I just received my new Giant Trance E+Pro and was thinking about getting some new wheels. I saw that Crankbrothers makes a set but I cant find any reviews. Does anyone have a report on these wheels? Thanks in advance.


----------



## Sanchofula (Dec 30, 2007)

The only Hubs I’d trust for high torque use is DT Swiss 350/240, get a set built with good aluminum rims.


----------



## mtnbikej (Sep 6, 2001)

Based on my history with cB wheels....you’d be a fool to spend the money.


----------



## Sanchofula (Dec 30, 2007)

So here's the thing about hubs, there are good designs and then there are the rest.

Pawl hubs are very common, some are better than others, but taken as a whole they have a faulty design. I would avoid pawl hubs if you can, which is hard to do with a complete bike as most bikes are specd with pawl hubs cuz they're common and inexpensive.

If you're going to build a new set of wheels, the best hubs are DT Swiss 240/350, Chris King, and Onyx. The DT are the best buy, reliable, strong, less expensive, and easy to maintain.

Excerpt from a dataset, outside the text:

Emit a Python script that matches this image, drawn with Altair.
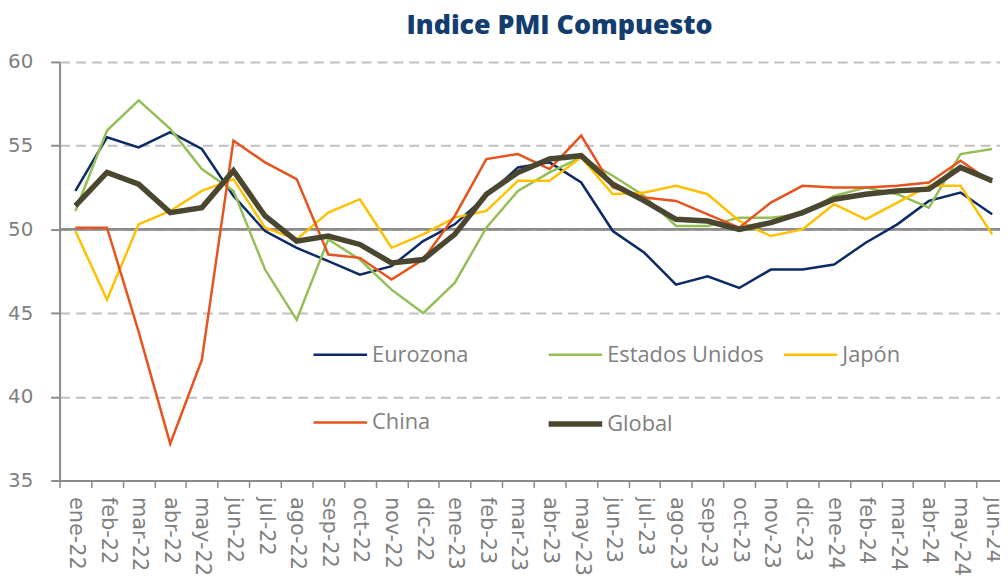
import altair as alt
import pandas as pd

months = ["ene-22", "feb-22", "mar-22", "abr-22", "may-22", "jun-22", "jul-22", "ago-22",
          "sep-22", "oct-22", "nov-22", "dic-22", "ene-23", "feb-23", "mar-23", "abr-23",
          "may-23", "jun-23", "jul-23", "ago-23", "sep-23", "oct-23", "nov-23", "dic-23",
          "ene-24", "feb-24", "mar-24", "abr-24", "may-24", "jun-24"]

eurozona = [52.3, 55.5, 54.9, 55.8, 54.8, 52.0, 49.9, 48.9, 48.1, 47.3, 47.8, 49.3,
            50.3, 52.0, 53.7, 54.0, 52.8, 49.9, 48.6, 46.7, 47.2, 46.5, 47.6, 47.6,
            47.9, 49.2, 50.3, 51.7, 52.2, 50.9]
estados_unidos = [51.1, 55.9, 57.7, 56.0, 53.6, 52.3, 47.6, 44.6, 49.4, 48.2, 46.4, 45.0,
                  46.8, 50.1, 52.3, 53.4, 54.3, 53.2, 52.0, 50.2, 50.2, 50.7, 50.7, 50.9,
                  52.0, 52.5, 52.1, 51.3, 54.5, 54.8]
japon = [49.9, 45.8, 50.3, 51.1, 52.3, 53.0, 50.1, 49.4, 51.0, 51.8, 48.9, 49.7,
         50.7, 51.1, 52.9, 52.9, 54.3, 52.1, 52.2, 52.6, 52.1, 50.5, 49.6, 50.0,
         51.5, 50.6, 51.6, 52.6, 52.6, 49.7]
china = [50.1, 50.1, 43.9, 37.2, 42.2, 55.3, 54.0, 53.0, 48.5, 48.3, 47.0, 48.2,
         50.8, 54.2, 54.5, 53.6, 55.6, 52.5, 51.9, 51.7, 50.9, 50.1, 51.6, 52.6,
         52.5, 52.5, 52.6, 52.8, 54.1, 52.8]
global_ = [51.4, 53.4, 52.7, 51.0, 51.3, 53.5, 50.8, 49.3, 49.6, 49.1, 48.0, 48.2,
           49.7, 52.1, 53.4, 54.2, 54.4, 52.7, 51.7, 50.6, 50.5, 50.0, 50.4, 51.0,
           51.8, 52.1, 52.3, 52.4, 53.7, 52.9]

series_names = ["Eurozona", "Estados Unidos", "Japón", "China", "Global"]
series_values = [eurozona, estados_unidos, japon, china, global_]
series_colors = ["#0B2A66", "#92BF56", "#FFC000", "#E5531E", "#4A4630"]
series_widths = [2.5, 2.5, 2.5, 2.5, 5.5]

rows = []
for name, vals in zip(series_names, series_values):
    for m, v in zip(months, vals):
        rows.append({"mes": m, "serie": name, "valor": v})
df = pd.DataFrame(rows)

gray = "#8c8c8c"
label_gray = "#7f7f7f"

x_enc = alt.X(
    "mes:O", sort=months,
    scale=alt.Scale(type="band", paddingInner=0, paddingOuter=0),
    axis=alt.Axis(title=None, labelAngle=90, tickBand="extent", grid=False,
                  domainColor=gray, domainWidth=2, tickColor=gray, tickWidth=1.5,
                  tickSize=7, labelFontSize=21, labelFont="DejaVu Sans",
                  labelColor=label_gray, labelPadding=9),
)
y_enc = alt.Y(
    "valor:Q",
    scale=alt.Scale(domain=[35, 60], nice=False, zero=False),
    axis=alt.Axis(title=None, values=[35, 40, 45, 50, 55, 60], grid=True,
                  gridColor="#c0c0c0", gridDash=[10, 6], gridWidth=2,
                  domainColor=gray, domainWidth=2, tickColor=gray, tickWidth=2,
                  tickSize=9, labelFontSize=20, labelFont="DejaVu Sans",
                  labelColor=label_gray, labelPadding=18),
)

legend_def = alt.Legend(title=None, orient="none", legendX=253, legendY=266,
                        direction="horizontal", columns=3, symbolType="stroke",
                        symbolSize=2916, labelFontSize=22, labelFont="Open Sans",
                        labelColor=label_gray, labelOffset=2, columnPadding=9,
                        rowPadding=28, gridAlign="all", padding=0, labelLimit=400)

color_enc = alt.Color(
    "serie:N",
    scale=alt.Scale(domain=series_names, range=series_colors),
    legend=legend_def,
)
width_enc = alt.StrokeWidth(
    "serie:N",
    scale=alt.Scale(type="ordinal", domain=series_names, range=series_widths),
    legend=legend_def,
)

ref = alt.Chart(pd.DataFrame({"valor": [50]})).mark_rule(
    color=gray, strokeWidth=3).encode(y=alt.Y("valor:Q"))

lines = alt.Chart(df).transform_filter(alt.datum.serie != "Global").mark_line().encode(
    x=x_enc, y=y_enc, color=color_enc, strokeWidth=width_enc)
glob = alt.Chart(df).transform_filter(alt.datum.serie == "Global").mark_line().encode(
    x=x_enc, y=y_enc, color=color_enc, strokeWidth=width_enc)

chart = alt.layer(ref, lines, glob).properties(
    width=956, height=422,
    title=alt.Title("Indice PMI Compuesto", fontSize=27, font="Open Sans",
                    fontWeight=800, color="#133D6E", anchor="middle", dx=26, offset=12),
    padding={"left": 52, "top": 52, "right": -8, "bottom": 110},
    autosize=alt.AutoSizeParams(type="none"),
).configure_view(stroke=None)

chart.save("out.html", embed_options={"renderer": "svg", "actions": False})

Onyx are the bomb, but they're heavy and $$$, CK are expensive and durable.

Rims are rims, not sure I'd blow the cash on carbon. Aluminum is less expensive, not heavy, and easy to fix. For a custom build, expect to pay $100-150 per rim, spokes $100, plus build $100-150, rim strips and valves, tires if you need them. Honestly, there is nothing wrong with good used wheels, though I'd avoid carbon as they will not be under warranty with a second owner. Pinkbike has tons of wheels for sale.

Not trying to razz you, but wheels are so expensive and a very integral part of a bike, I kinda question why someone would buy a bike with plans to upgrade wheels.

Look for bikes that are specd with good hubs before you pull the trigger. Pivot, Fezzari.

For good custom wheels at a fair price, contact Mike Curiak and lacemine29.


----------